The Jan F. and Antonie Janko Farmstead District is an agricultural historic district located west of Ely, Iowa, United States. It was listed on the National Register of Historic Places in 2000. At the time of its nomination it consisted of seven resources, which included five contributing buildings, one contributing structure, and one non-contributing structure. The historic buildings include a two-story, wood frame, side gable house (1887); a gabled basement barn (c. 1887); a gabled barn (1893); chicken house (1880s, with additions from the 1940s or 1950s), and a single-stall garage (1910s-1930s). The corncrib (1910s or 1920s) is the historic structure. A three-stall garage (1972) is the non-contributing structure. The farmstead is located on a hilltop and sideslope. The house sits on the highest elevation, with the outbuildings located down the slope to the west and southwest.
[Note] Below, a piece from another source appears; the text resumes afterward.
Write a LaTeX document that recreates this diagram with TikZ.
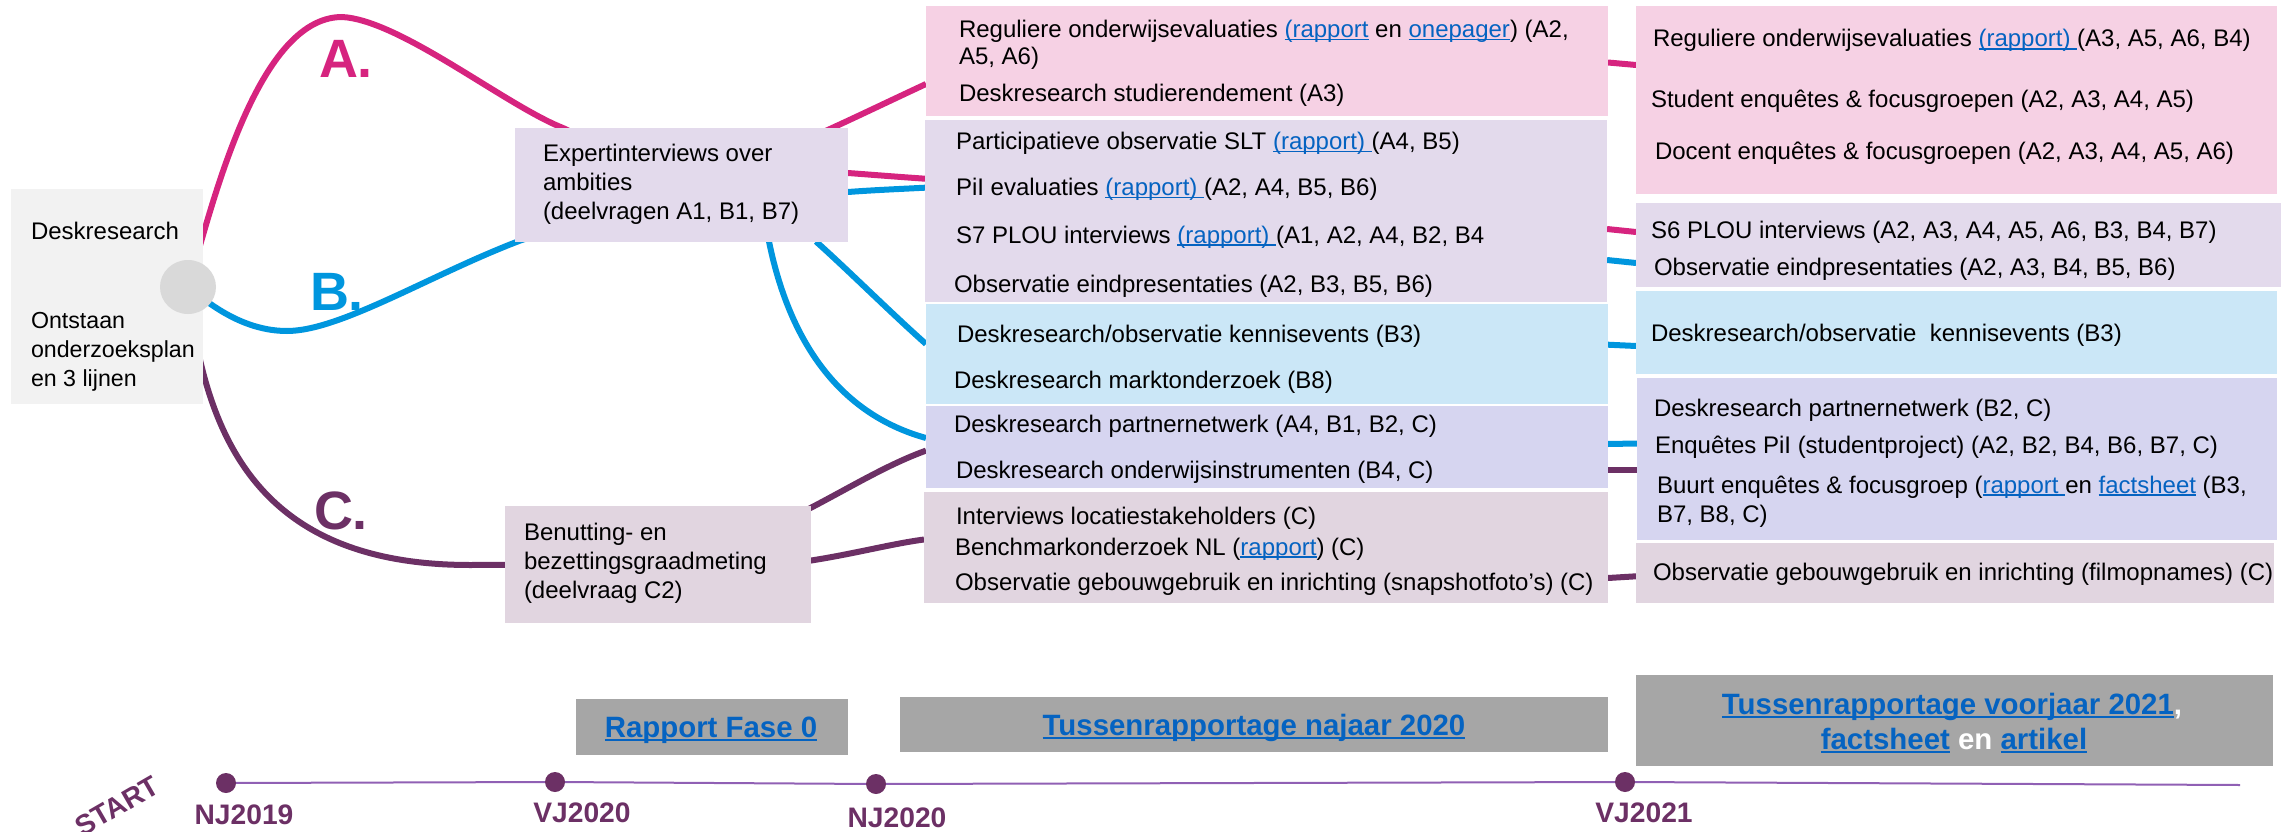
\documentclass[tikz,border=0pt]{standalone}
\usepackage{fontspec}
\setmainfont{Liberation Sans}
\usetikzlibrary{shapes.geometric}
\pgfdeclarelayer{bg}
\pgfsetlayers{bg,main}
\definecolor{cpink}{HTML}{D6247F}
\definecolor{cblue}{HTML}{0096DE}
\definecolor{cplum}{HTML}{6C3065}
\definecolor{fpink}{HTML}{F6D1E4}
\definecolor{flav}{HTML}{E3DAEC}
\definecolor{fblue}{HTML}{CBE7F7}
\definecolor{fperi}{HTML}{D6D5F0}
\definecolor{fmauve}{HTML}{E1D5E0}
\definecolor{fgrey}{HTML}{F2F2F2}
\definecolor{fbar}{HTML}{A6A6A6}
\definecolor{lnk}{HTML}{0563C1}
\definecolor{tline}{HTML}{9060B4}
\newsavebox{\lnkbox}
\newcommand{\lnk}[1]{\sbox{\lnkbox}{\color{lnk}#1}\rlap{\usebox{\lnkbox}}\textcolor{lnk}{\rule[-2.6pt]{\wd\lnkbox}{1.4pt}}}
\newcommand{\lnkb}[1]{\sbox{\lnkbox}{\color{lnk}#1}\rlap{\usebox{\lnkbox}}\textcolor{lnk}{\rule[-4.4pt]{\wd\lnkbox}{2.6pt}}}
\newcommand{\bx}[6]{\node[boxnode,fill=#2,minimum width={(#5)-(#3)},minimum height={(#6)-(#4)}] (#1) at ({((#3)+(#5))/2},{((#4)+(#6))/2}) {};}
\newcommand{\tx}[4]{\node[label text] (#1) at (#2,#3) {#4};}
\tikzset{
  boxnode/.style={inner sep=0pt,outer sep=0pt,draw=none},
  label text/.style={anchor=base west,inner sep=0pt,outer sep=0pt,align=left,text=black,font=\fontsize{24pt}{29pt}\selectfont},
  bar text/.style={anchor=base,inner sep=0pt,outer sep=0pt,text=white,font=\bfseries\fontsize{29.4pt}{35pt}\selectfont},
  date text/.style={anchor=base,inner sep=0pt,outer sep=0pt,text=cplum,font=\bfseries\fontsize{28.2pt}{33pt}\selectfont},
  letter/.style={anchor=base,inner sep=0pt,outer sep=0pt,font=\bfseries\fontsize{54pt}{60pt}\selectfont},
  conn/.style={line width=6pt,line cap=butt},
  dot/.style={circle,fill=cplum,inner sep=0pt,minimum size=20pt}
}
\begin{document}
\begin{tikzpicture}[x=1pt,y=-1pt]
\useasboundingbox (0,0) rectangle (2288,832);
% left
\bx{start}{fgrey}{11}{189}{203}{404}
\node[ellipse,fill=black!15,inner sep=0pt,minimum width=56pt,minimum height=54pt] (hub) at (188,287) {};
\bx{expert}{flav}{515}{128}{848}{241.5}
\bx{benut}{fmauve}{505}{506}{811}{623}
% middle column
\bx{mpink}{fpink}{926}{6}{1608}{116}
\bx{mlav}{flav}{925}{120}{1607}{302}
\bx{mblue}{fblue}{926}{304}{1608}{404}
\bx{mperi}{fperi}{926}{406}{1608}{488}
\bx{mmauve}{fmauve}{924}{492}{1608}{603}
% right column
\bx{rpink}{fpink}{1636}{6}{2277}{194}
\bx{rlav}{flav}{1636}{203}{2281}{287}
\bx{rblue}{fblue}{1636}{291}{2277}{374}
\bx{rperi}{fperi}{1637}{378}{2277}{540}
\bx{rmauve}{fmauve}{1636}{543}{2274}{603}
% bars
\bx{bar1}{fbar}{576}{699}{848}{755}
\bx{bar2}{fbar}{900}{697}{1608}{752}
\bx{bar3}{fbar}{1636}{675}{2273}{766}
% connectors
\begin{pgfonlayer}{bg}
\draw[conn,cpink] (hub.center) .. controls (210,215) and (255,17) .. (342,17) .. controls (400,20) and (505,105) .. (563,128) -- (expert.center);
\draw[conn,cblue] (hub.center) .. controls (205,300) and (240,331) .. (287,331) .. controls (340,331) and (430,275) .. (519,241) -- (expert.center);
\draw[conn,cplum] (hub.center) .. controls (205,440) and (260,565) .. (470,565) -- (benut.center);
\draw[conn,cpink] (expert.center) .. controls (760,165) and (840,124) .. ([yshift=-23pt]mpink.west);
\draw[conn,cpink] ([yshift=11.75pt]expert.east) .. controls (875,175) and (900,177) .. ([yshift=32.3pt]mlav.west);
\draw[conn,cblue] ([yshift=-7.25pt]expert.east) .. controls (875,190) and (900,189) .. ([yshift=23.3pt]mlav.west);
\draw[conn,cblue] ([xshift=-32pt]expert.south east) .. controls (850,272) and (890,312) .. ([yshift=10pt]mblue.west);
\draw[conn,cblue] ([xshift=-79pt]expert.south east) .. controls (785,320) and (825,410) .. ([yshift=9pt]mperi.west);
\draw[conn,cplum] (benut.center) .. controls (780,540) and (850,478) .. ([yshift=-3.6pt]mperi.west);
\draw[conn,cplum] (benut.center) .. controls (780,578) and (860,548) .. ([yshift=8pt]mmauve.west);
\draw[conn,cpink] ([yshift=-1.5pt]mpink.east) -- ([yshift=35pt]rpink.west);
\draw[conn,cpink] ([yshift=-18pt]mlav.east) -- ([yshift=13pt]rlav.west);
\draw[conn,cblue] ([yshift=-49pt]mlav.east) -- ([yshift=-18pt]rlav.west);
\draw[conn,cblue] ([yshift=9.3pt]mblue.east) -- ([yshift=-13.5pt]rblue.west);
\draw[conn,cblue] ([yshift=3pt]mperi.east) -- ([yshift=15.5pt]rperi.west);
\draw[conn,cplum] ([yshift=-22.6pt]mperi.east) -- ([yshift=-10.6pt]rperi.west);
\draw[conn,cplum] ([yshift=-30.5pt]mmauve.east) -- ([yshift=-3.3pt]rmauve.west);
\end{pgfonlayer}
% letters
\node[letter,text=cpink] (la) at (346,78) {A.};
\node[letter,text=cblue] (lb) at (337,310) {B.};
\node[letter,text=cplum] (lc) at (341,529) {C.};
% left texts
\tx{t1}{31}{239}{Deskresearch}
\node[label text,font=\fontsize{23.2pt}{29pt}\selectfont] (t2) at (31,386) {Ontstaan\\onderzoeksplan\\en 3 lijnen};
\tx{t3}{543}{219}{Expertinterviews over\\ambities\\(deelvragen A1, B1, B7)}
\tx{t4}{524}{598}{Benutting- en\\bezettingsgraadmeting\\(deelvraag C2)}
% middle texts
\tx{m1}{959}{65}{Reguliere onderwijsevaluaties \lnk{(rapport} en \lnk{onepager}) (A2,\\[-1.5pt]A5, A6)}
\tx{m2}{959}{102}{Deskresearch studierendement (A3)}
\tx{m3}{956}{149.5}{Participatieve observatie SLT \lnk{(rapport)\ }(A4, B5)}
\tx{m4}{956}{195.7}{PiI evaluaties \lnk{(rapport)\ }(A2, A4, B5, B6)}
\tx{m5}{956}{243}{S7 PLOU interviews \lnk{(rapport)\ }(A1, A2, A4, B2, B4}
\tx{m6}{954}{292.5}{Observatie eindpresentaties (A2, B3, B5, B6)}
\tx{m7}{957}{342}{Deskresearch/observatie kennisevents (B3)}
\tx{m8}{954}{388}{Deskresearch marktonderzoek (B8)}
\tx{m9}{954}{432.4}{Deskresearch partnernetwerk (A4, B1, B2, C)}
\tx{m10}{956}{478}{Deskresearch onderwijsinstrumenten (B4, C)}
\tx{m11}{956}{524}{Interviews locatiestakeholders (C)}
\tx{m12}{955}{555}{Benchmarkonderzoek NL (\lnk{rapport}) (C)}
\tx{m13}{955}{590}{Observatie gebouwgebruik en inrichting (snapshotfoto’s) (C)}
% right texts
\tx{r1}{1653}{47}{Reguliere onderwijsevaluaties \lnk{(rapport)\ }(A3, A5, A6, B4)}
\tx{r2}{1651}{107.5}{Student enquêtes \& focusgroepen (A2, A3, A4, A5)}
\tx{r3}{1655}{159}{Docent enquêtes \& focusgroepen (A2, A3, A4, A5, A6)}
\tx{r4}{1651}{238}{S6 PLOU interviews (A2, A3, A4, A5, A6, B3, B4, B7)}
\tx{r5}{1654}{275}{Observatie eindpresentaties (A2, A3, B4, B5, B6)}
\tx{r6}{1651}{341}{Deskresearch/observatie\ \ kennisevents (B3)}
\tx{r7}{1654}{416}{Deskresearch partnernetwerk (B2, C)}
\tx{r8}{1655}{453}{Enquêtes PiI (studentproject) (A2, B2, B4, B6, B7, C)}
\tx{r9}{1657}{522}{Buurt enquêtes \& focusgroep (\lnk{rapport\ }en \lnk{factsheet} (B3,\\B7, B8, C)}
\tx{r10}{1653}{580}{Observatie gebouwgebruik en inrichting (filmopnames) (C)}
% bars text
\node[bar text] (b1) at (711,737) {\lnkb{Rapport Fase 0}};
\node[bar text] (b2) at (1254,735) {\lnkb{Tussenrapportage najaar 2020}};
\node[bar text] (b3) at (1952,714) {\lnkb{Tussenrapportage voorjaar 2021},};
\node[bar text] (b4) at (1954,749) {\lnkb{factsheet} en \lnkb{artikel}};
% timeline
\node[dot] (d1) at (226,783) {};
\node[dot] (d2) at (555,782) {};
\node[dot] (d3) at (876,784) {};
\node[dot] (d4) at (1625,782) {};
\coordinate (tend) at (2240,785);
\begin{pgfonlayer}{bg}
\draw[tline,line width=2pt] (d1.center) -- (d2.center) -- (d3.center) -- (d4.center) -- (tend);
\end{pgfonlayer}
\node[date text] (n1) at (244,824) {NJ2019};
\node[date text] (n2) at (582,822) {VJ2020};
\node[date text] (n3) at (897,827) {NJ2020};
\node[date text] (n4) at (1644,822) {VJ2021};
\node[date text,anchor=center,rotate=30] (st) at (117,806) {START};
\end{tikzpicture}
\end{document}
The first known owners of the farm were Isaac and Nancy Cox who farmed this property from at least 1859. Jan Janko settled here in 1864 and bought the property from the Cox's in 1875. From then until at least 2000 the farm has been owned by a Bohemian immigrant or a person of Bohemian descent. While the farm no longer reflects the initial settlement of Linn County, it does reflect the early settlement of Bohemian immigrants in the county. It is also significant that the original dwelling, probably a log cabin or log house, is no longer extant. Janko replaced the older house instead of adding onto it, which was more typical of the area's Bohemian immigrants.